Listed entries:

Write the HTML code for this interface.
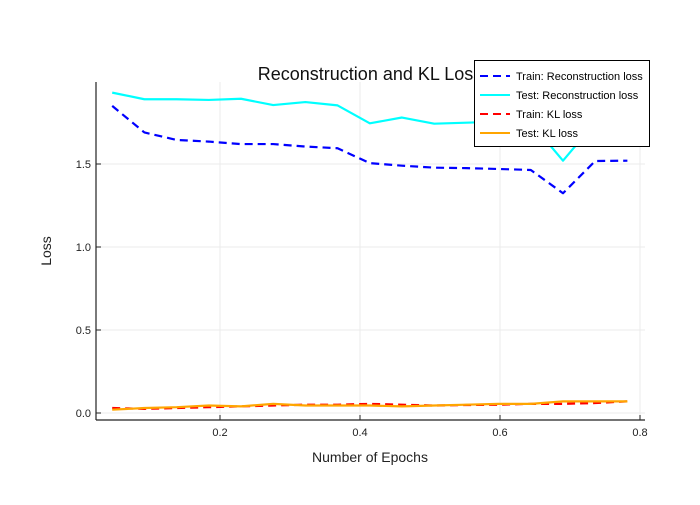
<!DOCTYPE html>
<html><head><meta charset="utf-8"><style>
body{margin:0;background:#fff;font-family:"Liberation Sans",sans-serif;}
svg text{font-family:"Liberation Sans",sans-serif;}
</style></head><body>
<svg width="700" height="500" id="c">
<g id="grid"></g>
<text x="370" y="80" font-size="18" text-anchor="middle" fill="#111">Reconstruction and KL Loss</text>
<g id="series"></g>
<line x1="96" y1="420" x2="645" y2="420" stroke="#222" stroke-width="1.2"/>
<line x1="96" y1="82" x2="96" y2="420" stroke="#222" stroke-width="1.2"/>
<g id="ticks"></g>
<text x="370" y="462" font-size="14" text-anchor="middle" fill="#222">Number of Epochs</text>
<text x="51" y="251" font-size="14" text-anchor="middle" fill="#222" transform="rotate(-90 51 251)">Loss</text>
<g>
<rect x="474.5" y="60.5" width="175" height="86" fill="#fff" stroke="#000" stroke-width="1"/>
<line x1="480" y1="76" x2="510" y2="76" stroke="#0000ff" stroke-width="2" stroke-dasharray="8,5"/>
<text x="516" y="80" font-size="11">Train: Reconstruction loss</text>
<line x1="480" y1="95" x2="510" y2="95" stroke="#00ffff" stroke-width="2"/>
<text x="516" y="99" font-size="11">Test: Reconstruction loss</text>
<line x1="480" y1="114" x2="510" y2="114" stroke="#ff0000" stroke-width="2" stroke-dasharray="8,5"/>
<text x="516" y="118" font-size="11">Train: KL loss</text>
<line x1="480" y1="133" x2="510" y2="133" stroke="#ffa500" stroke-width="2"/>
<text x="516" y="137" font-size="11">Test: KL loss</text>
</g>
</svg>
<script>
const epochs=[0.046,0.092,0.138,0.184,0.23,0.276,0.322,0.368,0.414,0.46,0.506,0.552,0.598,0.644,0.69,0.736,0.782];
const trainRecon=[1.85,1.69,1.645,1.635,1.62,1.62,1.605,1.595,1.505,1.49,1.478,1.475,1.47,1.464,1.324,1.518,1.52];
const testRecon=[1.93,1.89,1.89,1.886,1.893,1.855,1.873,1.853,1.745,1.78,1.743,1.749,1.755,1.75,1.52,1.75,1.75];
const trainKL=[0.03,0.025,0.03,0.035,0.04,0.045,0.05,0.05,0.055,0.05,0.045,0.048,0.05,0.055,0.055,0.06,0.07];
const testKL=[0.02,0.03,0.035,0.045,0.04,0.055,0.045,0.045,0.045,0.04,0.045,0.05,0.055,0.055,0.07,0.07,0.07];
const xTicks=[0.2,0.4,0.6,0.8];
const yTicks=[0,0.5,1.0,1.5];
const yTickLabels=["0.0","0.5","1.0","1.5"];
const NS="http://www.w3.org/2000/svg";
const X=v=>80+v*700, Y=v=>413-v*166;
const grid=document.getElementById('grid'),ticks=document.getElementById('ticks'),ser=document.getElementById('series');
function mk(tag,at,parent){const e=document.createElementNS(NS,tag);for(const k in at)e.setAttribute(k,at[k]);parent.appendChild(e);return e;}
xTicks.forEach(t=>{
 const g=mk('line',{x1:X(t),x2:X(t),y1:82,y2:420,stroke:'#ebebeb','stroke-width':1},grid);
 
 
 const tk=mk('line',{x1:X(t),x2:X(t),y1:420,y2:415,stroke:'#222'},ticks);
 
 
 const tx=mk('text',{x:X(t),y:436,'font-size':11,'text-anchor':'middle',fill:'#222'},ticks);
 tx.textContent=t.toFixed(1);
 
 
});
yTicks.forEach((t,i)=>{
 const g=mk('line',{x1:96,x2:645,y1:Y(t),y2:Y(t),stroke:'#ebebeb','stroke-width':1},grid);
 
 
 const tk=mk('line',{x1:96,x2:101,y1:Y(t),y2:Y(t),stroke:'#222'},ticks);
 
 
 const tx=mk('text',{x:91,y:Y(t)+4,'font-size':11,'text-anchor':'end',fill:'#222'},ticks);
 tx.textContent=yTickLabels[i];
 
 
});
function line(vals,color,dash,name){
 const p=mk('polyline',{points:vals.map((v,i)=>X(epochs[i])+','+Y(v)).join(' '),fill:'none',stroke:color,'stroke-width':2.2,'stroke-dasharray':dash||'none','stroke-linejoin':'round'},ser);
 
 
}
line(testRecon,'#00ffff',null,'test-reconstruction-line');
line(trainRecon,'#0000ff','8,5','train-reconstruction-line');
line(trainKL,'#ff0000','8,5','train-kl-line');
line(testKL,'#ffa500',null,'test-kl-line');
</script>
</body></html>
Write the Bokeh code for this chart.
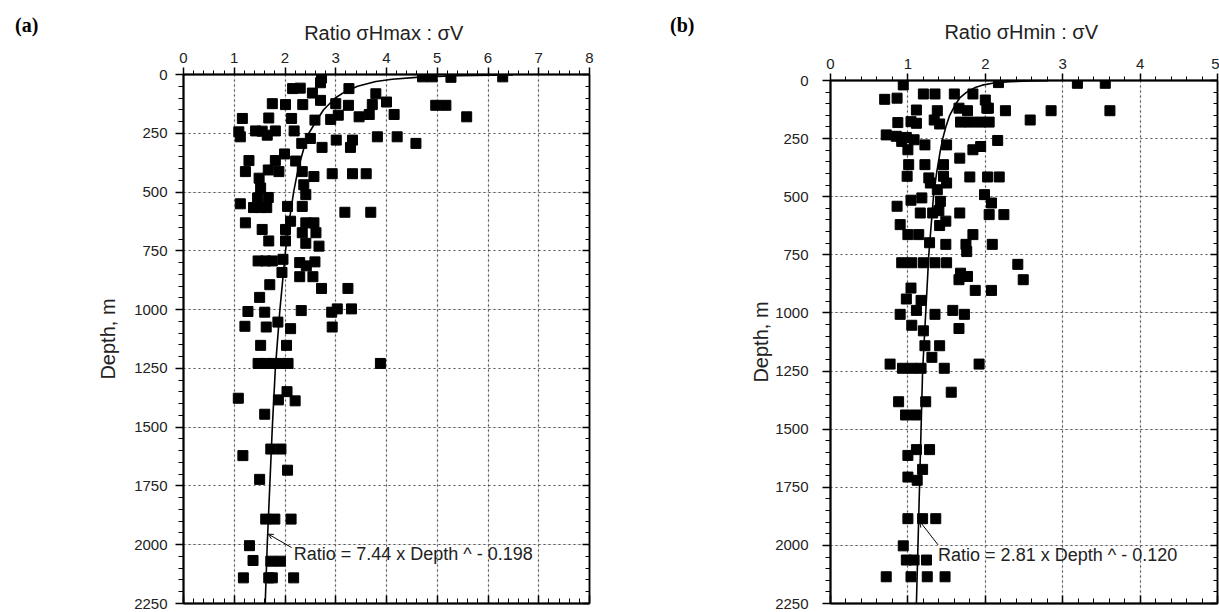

What you have to do:
Without the pictures, return the entries exactly as they appear.

Result for this task:
Write the HTML code for this interface.
<!DOCTYPE html>
<html><head><meta charset="utf-8"><style>
body{margin:0;background:#fff;font-family:"Liberation Sans",sans-serif;}
svg text{font-family:"Liberation Sans",sans-serif;}
</style></head><body>
<svg width="700" height="500" id="c">
<g id="grid"></g>
<text x="370" y="80" font-size="18" text-anchor="middle" fill="#111">Reconstruction and KL Loss</text>
<g id="series"></g>
<line x1="96" y1="420" x2="645" y2="420" stroke="#222" stroke-width="1.2"/>
<line x1="96" y1="82" x2="96" y2="420" stroke="#222" stroke-width="1.2"/>
<g id="ticks"></g>
<text x="370" y="462" font-size="14" text-anchor="middle" fill="#222">Number of Epochs</text>
<text x="51" y="251" font-size="14" text-anchor="middle" fill="#222" transform="rotate(-90 51 251)">Loss</text>
<g>
<rect x="474.5" y="60.5" width="175" height="86" fill="#fff" stroke="#000" stroke-width="1"/>
<line x1="480" y1="76" x2="510" y2="76" stroke="#0000ff" stroke-width="2" stroke-dasharray="8,5"/>
<text x="516" y="80" font-size="11">Train: Reconstruction loss</text>
<line x1="480" y1="95" x2="510" y2="95" stroke="#00ffff" stroke-width="2"/>
<text x="516" y="99" font-size="11">Test: Reconstruction loss</text>
<line x1="480" y1="114" x2="510" y2="114" stroke="#ff0000" stroke-width="2" stroke-dasharray="8,5"/>
<text x="516" y="118" font-size="11">Train: KL loss</text>
<line x1="480" y1="133" x2="510" y2="133" stroke="#ffa500" stroke-width="2"/>
<text x="516" y="137" font-size="11">Test: KL loss</text>
</g>
</svg>
<script>
const epochs=[0.046,0.092,0.138,0.184,0.23,0.276,0.322,0.368,0.414,0.46,0.506,0.552,0.598,0.644,0.69,0.736,0.782];
const trainRecon=[1.85,1.69,1.645,1.635,1.62,1.62,1.605,1.595,1.505,1.49,1.478,1.475,1.47,1.464,1.324,1.518,1.52];
const testRecon=[1.93,1.89,1.89,1.886,1.893,1.855,1.873,1.853,1.745,1.78,1.743,1.749,1.755,1.75,1.52,1.75,1.75];
const trainKL=[0.03,0.025,0.03,0.035,0.04,0.045,0.05,0.05,0.055,0.05,0.045,0.048,0.05,0.055,0.055,0.06,0.07];
const testKL=[0.02,0.03,0.035,0.045,0.04,0.055,0.045,0.045,0.045,0.04,0.045,0.05,0.055,0.055,0.07,0.07,0.07];
const xTicks=[0.2,0.4,0.6,0.8];
const yTicks=[0,0.5,1.0,1.5];
const yTickLabels=["0.0","0.5","1.0","1.5"];
const NS="http://www.w3.org/2000/svg";
const X=v=>80+v*700, Y=v=>413-v*166;
const grid=document.getElementById('grid'),ticks=document.getElementById('ticks'),ser=document.getElementById('series');
function mk(tag,at,parent){const e=document.createElementNS(NS,tag);for(const k in at)e.setAttribute(k,at[k]);parent.appendChild(e);return e;}
xTicks.forEach(t=>{
 const g=mk('line',{x1:X(t),x2:X(t),y1:82,y2:420,stroke:'#ebebeb','stroke-width':1},grid);
 
 
 const tk=mk('line',{x1:X(t),x2:X(t),y1:420,y2:415,stroke:'#222'},ticks);
 
 
 const tx=mk('text',{x:X(t),y:436,'font-size':11,'text-anchor':'middle',fill:'#222'},ticks);
 tx.textContent=t.toFixed(1);
 
 
});
yTicks.forEach((t,i)=>{
 const g=mk('line',{x1:96,x2:645,y1:Y(t),y2:Y(t),stroke:'#ebebeb','stroke-width':1},grid);
 
 
 const tk=mk('line',{x1:96,x2:101,y1:Y(t),y2:Y(t),stroke:'#222'},ticks);
 
 
 const tx=mk('text',{x:91,y:Y(t)+4,'font-size':11,'text-anchor':'end',fill:'#222'},ticks);
 tx.textContent=yTickLabels[i];
 
 
});
function line(vals,color,dash,name){
 const p=mk('polyline',{points:vals.map((v,i)=>X(epochs[i])+','+Y(v)).join(' '),fill:'none',stroke:color,'stroke-width':2.2,'stroke-dasharray':dash||'none','stroke-linejoin':'round'},ser);
 
 
}
line(testRecon,'#00ffff',null,'test-reconstruction-line');
line(trainRecon,'#0000ff','8,5','train-reconstruction-line');
line(trainKL,'#ff0000','8,5','train-kl-line');
line(testKL,'#ffa500',null,'test-kl-line');
</script>
</body></html>
Write the Bokeh code for this chart.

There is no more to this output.